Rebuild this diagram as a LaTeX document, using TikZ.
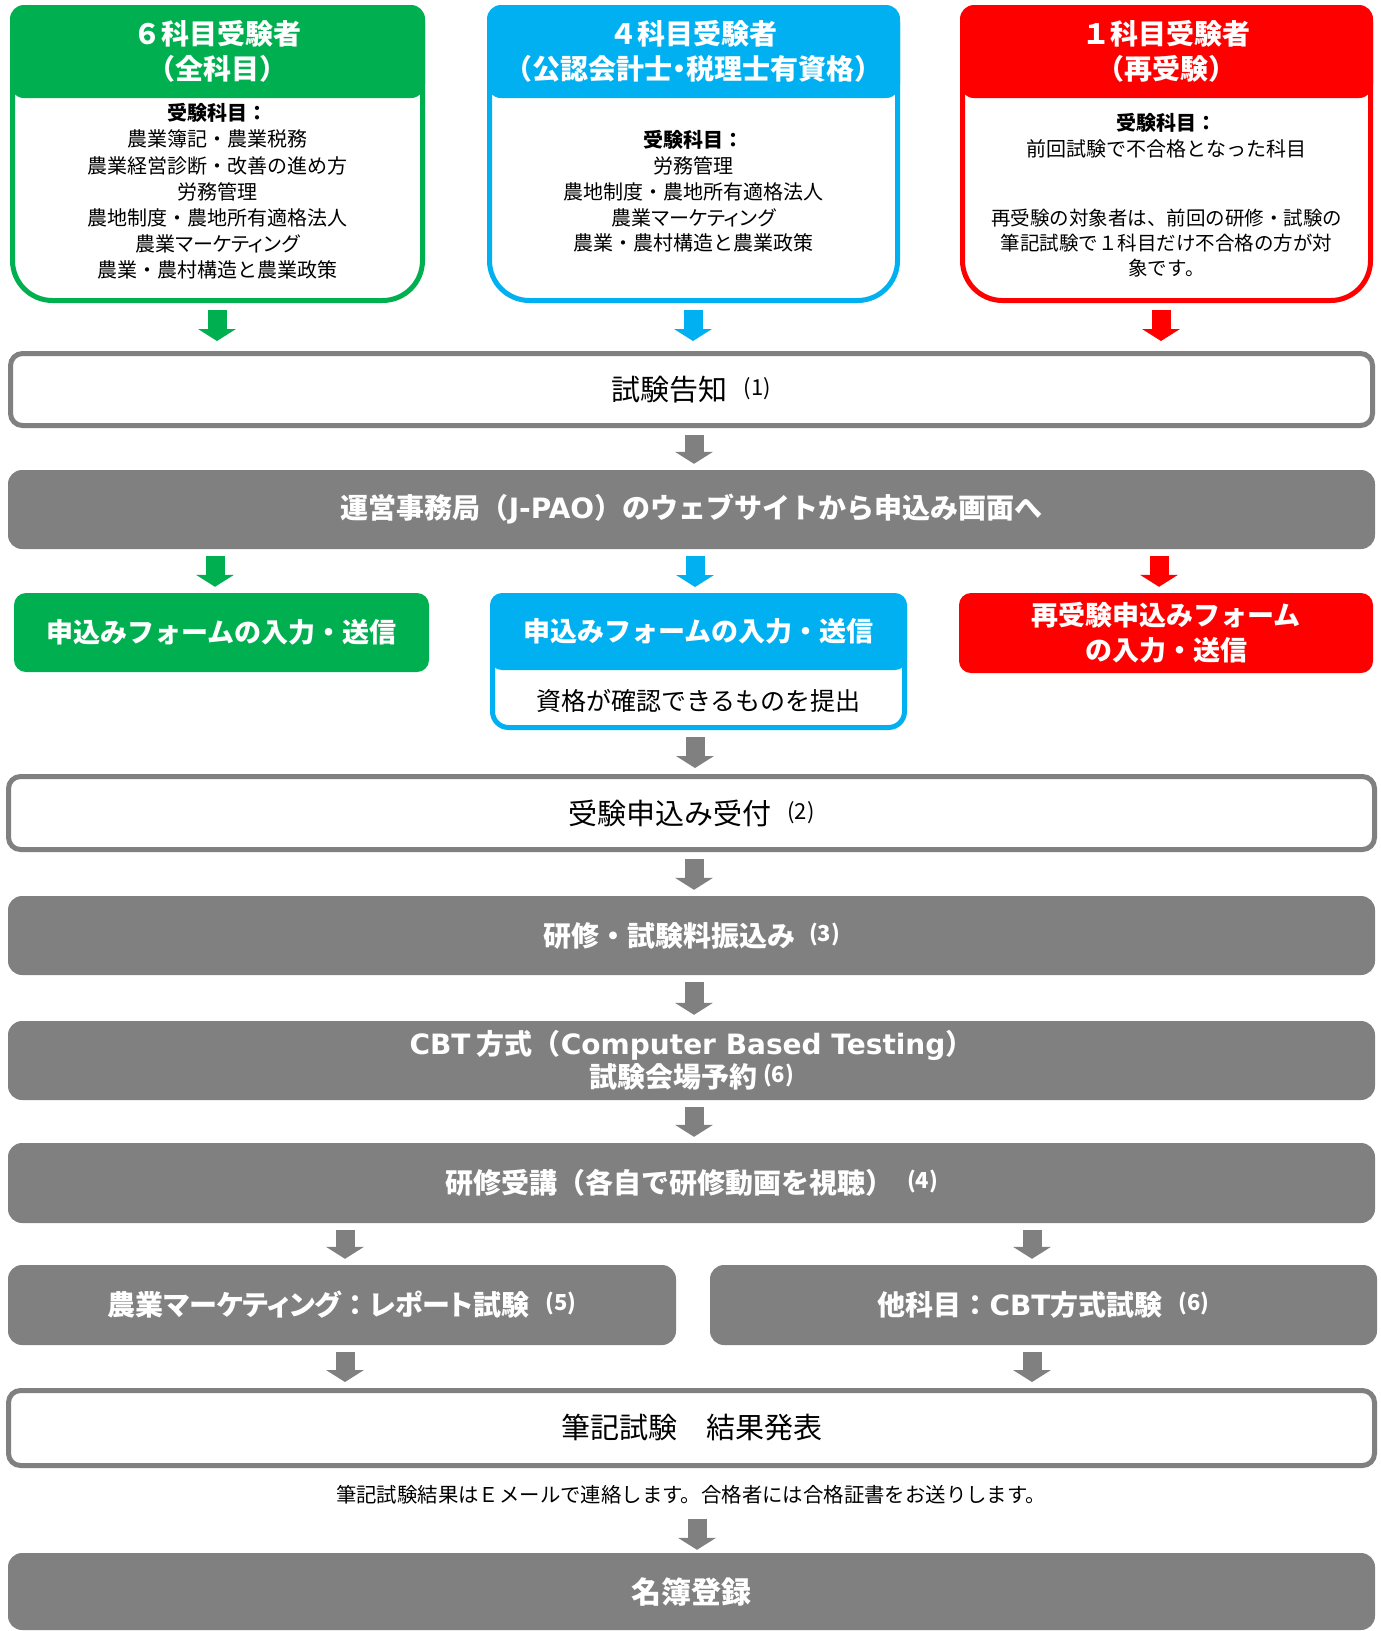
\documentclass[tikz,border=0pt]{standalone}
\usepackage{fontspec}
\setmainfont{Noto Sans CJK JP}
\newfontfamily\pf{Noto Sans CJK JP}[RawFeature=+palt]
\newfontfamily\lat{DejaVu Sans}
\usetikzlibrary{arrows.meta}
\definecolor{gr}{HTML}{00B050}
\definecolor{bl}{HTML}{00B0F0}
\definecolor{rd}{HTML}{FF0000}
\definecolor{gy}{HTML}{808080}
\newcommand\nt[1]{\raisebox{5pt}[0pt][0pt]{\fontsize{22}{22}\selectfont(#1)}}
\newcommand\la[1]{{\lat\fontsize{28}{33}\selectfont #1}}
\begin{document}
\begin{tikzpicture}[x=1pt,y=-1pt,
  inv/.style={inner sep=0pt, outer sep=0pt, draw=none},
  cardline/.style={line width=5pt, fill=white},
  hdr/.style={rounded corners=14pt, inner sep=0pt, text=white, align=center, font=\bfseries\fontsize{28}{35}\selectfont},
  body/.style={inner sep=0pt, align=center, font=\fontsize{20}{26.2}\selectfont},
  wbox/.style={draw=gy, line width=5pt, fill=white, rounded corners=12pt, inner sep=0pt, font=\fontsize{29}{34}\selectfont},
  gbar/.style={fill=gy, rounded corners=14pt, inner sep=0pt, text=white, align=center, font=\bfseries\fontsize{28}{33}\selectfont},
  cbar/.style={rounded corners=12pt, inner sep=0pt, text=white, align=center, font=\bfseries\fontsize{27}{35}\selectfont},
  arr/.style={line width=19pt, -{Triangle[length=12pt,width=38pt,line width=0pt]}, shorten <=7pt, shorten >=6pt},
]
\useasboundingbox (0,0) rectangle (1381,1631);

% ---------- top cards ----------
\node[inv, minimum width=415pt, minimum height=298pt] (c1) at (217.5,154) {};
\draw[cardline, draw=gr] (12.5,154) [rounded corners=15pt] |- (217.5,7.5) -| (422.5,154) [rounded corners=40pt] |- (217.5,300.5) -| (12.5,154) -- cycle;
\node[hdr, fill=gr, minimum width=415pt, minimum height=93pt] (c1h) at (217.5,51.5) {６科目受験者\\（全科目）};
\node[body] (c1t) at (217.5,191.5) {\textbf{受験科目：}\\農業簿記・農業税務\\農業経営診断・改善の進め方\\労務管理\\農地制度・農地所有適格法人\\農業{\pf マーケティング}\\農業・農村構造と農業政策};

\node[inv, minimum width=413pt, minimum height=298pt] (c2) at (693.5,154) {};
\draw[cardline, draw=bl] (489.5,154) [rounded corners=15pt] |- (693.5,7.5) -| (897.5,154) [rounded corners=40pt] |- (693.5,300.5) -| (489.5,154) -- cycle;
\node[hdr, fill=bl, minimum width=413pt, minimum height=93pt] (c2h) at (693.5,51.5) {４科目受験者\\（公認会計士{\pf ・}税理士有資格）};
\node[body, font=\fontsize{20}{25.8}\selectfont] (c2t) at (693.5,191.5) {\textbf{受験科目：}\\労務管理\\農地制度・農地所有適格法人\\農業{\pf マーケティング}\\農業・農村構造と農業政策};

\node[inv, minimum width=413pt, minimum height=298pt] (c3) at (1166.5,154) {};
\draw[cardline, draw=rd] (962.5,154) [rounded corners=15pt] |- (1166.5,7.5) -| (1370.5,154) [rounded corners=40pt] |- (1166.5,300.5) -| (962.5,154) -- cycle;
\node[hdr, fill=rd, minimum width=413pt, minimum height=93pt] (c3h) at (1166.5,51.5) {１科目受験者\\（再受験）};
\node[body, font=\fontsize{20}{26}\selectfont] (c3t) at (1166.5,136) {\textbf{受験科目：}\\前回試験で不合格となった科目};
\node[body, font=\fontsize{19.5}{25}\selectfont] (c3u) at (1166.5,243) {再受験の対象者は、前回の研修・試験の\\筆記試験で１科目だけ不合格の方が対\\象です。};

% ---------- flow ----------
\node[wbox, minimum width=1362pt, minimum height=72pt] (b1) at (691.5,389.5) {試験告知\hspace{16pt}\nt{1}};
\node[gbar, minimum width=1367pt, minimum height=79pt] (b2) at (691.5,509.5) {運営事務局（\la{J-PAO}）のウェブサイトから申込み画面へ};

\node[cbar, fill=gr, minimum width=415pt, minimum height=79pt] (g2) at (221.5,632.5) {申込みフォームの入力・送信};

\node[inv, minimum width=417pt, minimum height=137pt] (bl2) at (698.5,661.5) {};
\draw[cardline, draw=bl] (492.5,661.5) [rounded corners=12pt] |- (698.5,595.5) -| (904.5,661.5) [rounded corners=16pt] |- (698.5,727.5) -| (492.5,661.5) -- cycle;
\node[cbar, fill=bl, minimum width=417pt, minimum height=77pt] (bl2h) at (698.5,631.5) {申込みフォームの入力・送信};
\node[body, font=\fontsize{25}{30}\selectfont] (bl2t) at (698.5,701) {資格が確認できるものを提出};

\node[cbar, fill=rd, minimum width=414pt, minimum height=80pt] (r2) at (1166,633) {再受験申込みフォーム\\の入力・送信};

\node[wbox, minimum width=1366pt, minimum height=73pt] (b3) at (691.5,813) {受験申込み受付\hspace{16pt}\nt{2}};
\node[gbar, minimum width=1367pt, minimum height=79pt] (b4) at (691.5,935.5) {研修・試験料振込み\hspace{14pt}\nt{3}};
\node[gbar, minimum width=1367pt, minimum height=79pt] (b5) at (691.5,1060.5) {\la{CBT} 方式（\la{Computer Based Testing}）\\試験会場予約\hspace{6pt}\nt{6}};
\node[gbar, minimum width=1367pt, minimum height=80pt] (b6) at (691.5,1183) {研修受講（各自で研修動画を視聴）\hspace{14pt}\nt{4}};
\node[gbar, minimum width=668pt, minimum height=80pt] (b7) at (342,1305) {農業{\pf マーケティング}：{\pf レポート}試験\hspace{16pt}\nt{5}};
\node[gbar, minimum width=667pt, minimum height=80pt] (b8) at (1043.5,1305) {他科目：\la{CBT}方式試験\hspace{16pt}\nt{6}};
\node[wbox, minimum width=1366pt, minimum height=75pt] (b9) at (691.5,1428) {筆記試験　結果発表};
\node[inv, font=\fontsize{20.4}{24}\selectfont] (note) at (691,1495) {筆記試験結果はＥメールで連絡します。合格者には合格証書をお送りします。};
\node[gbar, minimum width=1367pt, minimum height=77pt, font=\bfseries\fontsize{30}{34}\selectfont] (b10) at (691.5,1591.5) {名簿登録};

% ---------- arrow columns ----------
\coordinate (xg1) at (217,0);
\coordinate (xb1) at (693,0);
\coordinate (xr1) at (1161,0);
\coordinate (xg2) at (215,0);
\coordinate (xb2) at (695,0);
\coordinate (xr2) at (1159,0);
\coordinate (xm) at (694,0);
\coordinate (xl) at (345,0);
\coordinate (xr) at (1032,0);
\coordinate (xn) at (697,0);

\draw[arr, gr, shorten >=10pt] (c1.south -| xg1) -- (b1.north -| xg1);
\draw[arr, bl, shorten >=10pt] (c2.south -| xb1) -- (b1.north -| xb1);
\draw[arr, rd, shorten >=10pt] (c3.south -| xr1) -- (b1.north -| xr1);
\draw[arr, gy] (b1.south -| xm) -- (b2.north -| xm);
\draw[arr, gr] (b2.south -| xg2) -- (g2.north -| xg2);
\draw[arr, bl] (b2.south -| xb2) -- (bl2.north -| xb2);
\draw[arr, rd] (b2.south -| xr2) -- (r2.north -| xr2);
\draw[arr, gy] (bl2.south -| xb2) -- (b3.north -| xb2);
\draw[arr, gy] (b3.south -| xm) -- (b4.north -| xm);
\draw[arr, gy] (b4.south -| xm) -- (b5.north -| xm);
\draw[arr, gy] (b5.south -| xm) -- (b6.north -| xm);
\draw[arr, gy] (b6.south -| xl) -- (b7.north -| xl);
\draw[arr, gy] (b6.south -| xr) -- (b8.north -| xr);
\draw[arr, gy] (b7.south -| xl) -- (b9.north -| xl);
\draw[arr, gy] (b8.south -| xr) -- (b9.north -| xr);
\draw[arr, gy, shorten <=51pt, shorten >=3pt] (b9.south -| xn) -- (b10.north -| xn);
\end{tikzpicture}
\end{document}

SET PROBLEM: Please quote the lines of the material, beginning with the first and ending with the one that contains "(c1t) at (217.5,191.5)", exactly as written and without any pictures.

WRITTEN ANSWER:
Rebuild this diagram as a LaTeX document, using TikZ.
\documentclass[tikz,border=0pt]{standalone}
\usepackage{fontspec}
\setmainfont{Noto Sans CJK JP}
\newfontfamily\pf{Noto Sans CJK JP}[RawFeature=+palt]
\newfontfamily\lat{DejaVu Sans}
\usetikzlibrary{arrows.meta}
\definecolor{gr}{HTML}{00B050}
\definecolor{bl}{HTML}{00B0F0}
\definecolor{rd}{HTML}{FF0000}
\definecolor{gy}{HTML}{808080}
\newcommand\nt[1]{\raisebox{5pt}[0pt][0pt]{\fontsize{22}{22}\selectfont(#1)}}
\newcommand\la[1]{{\lat\fontsize{28}{33}\selectfont #1}}
\begin{document}
\begin{tikzpicture}[x=1pt,y=-1pt,
  inv/.style={inner sep=0pt, outer sep=0pt, draw=none},
  cardline/.style={line width=5pt, fill=white},
  hdr/.style={rounded corners=14pt, inner sep=0pt, text=white, align=center, font=\bfseries\fontsize{28}{35}\selectfont},
  body/.style={inner sep=0pt, align=center, font=\fontsize{20}{26.2}\selectfont},
  wbox/.style={draw=gy, line width=5pt, fill=white, rounded corners=12pt, inner sep=0pt, font=\fontsize{29}{34}\selectfont},
  gbar/.style={fill=gy, rounded corners=14pt, inner sep=0pt, text=white, align=center, font=\bfseries\fontsize{28}{33}\selectfont},
  cbar/.style={rounded corners=12pt, inner sep=0pt, text=white, align=center, font=\bfseries\fontsize{27}{35}\selectfont},
  arr/.style={line width=19pt, -{Triangle[length=12pt,width=38pt,line width=0pt]}, shorten <=7pt, shorten >=6pt},
]
\useasboundingbox (0,0) rectangle (1381,1631);

% ---------- top cards ----------
\node[inv, minimum width=415pt, minimum height=298pt] (c1) at (217.5,154) {};
\draw[cardline, draw=gr] (12.5,154) [rounded corners=15pt] |- (217.5,7.5) -| (422.5,154) [rounded corners=40pt] |- (217.5,300.5) -| (12.5,154) -- cycle;
\node[hdr, fill=gr, minimum width=415pt, minimum height=93pt] (c1h) at (217.5,51.5) {６科目受験者\\（全科目）};
\node[body] (c1t) at (217.5,191.5) {\textbf{受験科目：}\\農業簿記・農業税務\\農業経営診断・改善の進め方\\労務管理\\農地制度・農地所有適格法人\\農業{\pf マーケティング}\\農業・農村構造と農業政策};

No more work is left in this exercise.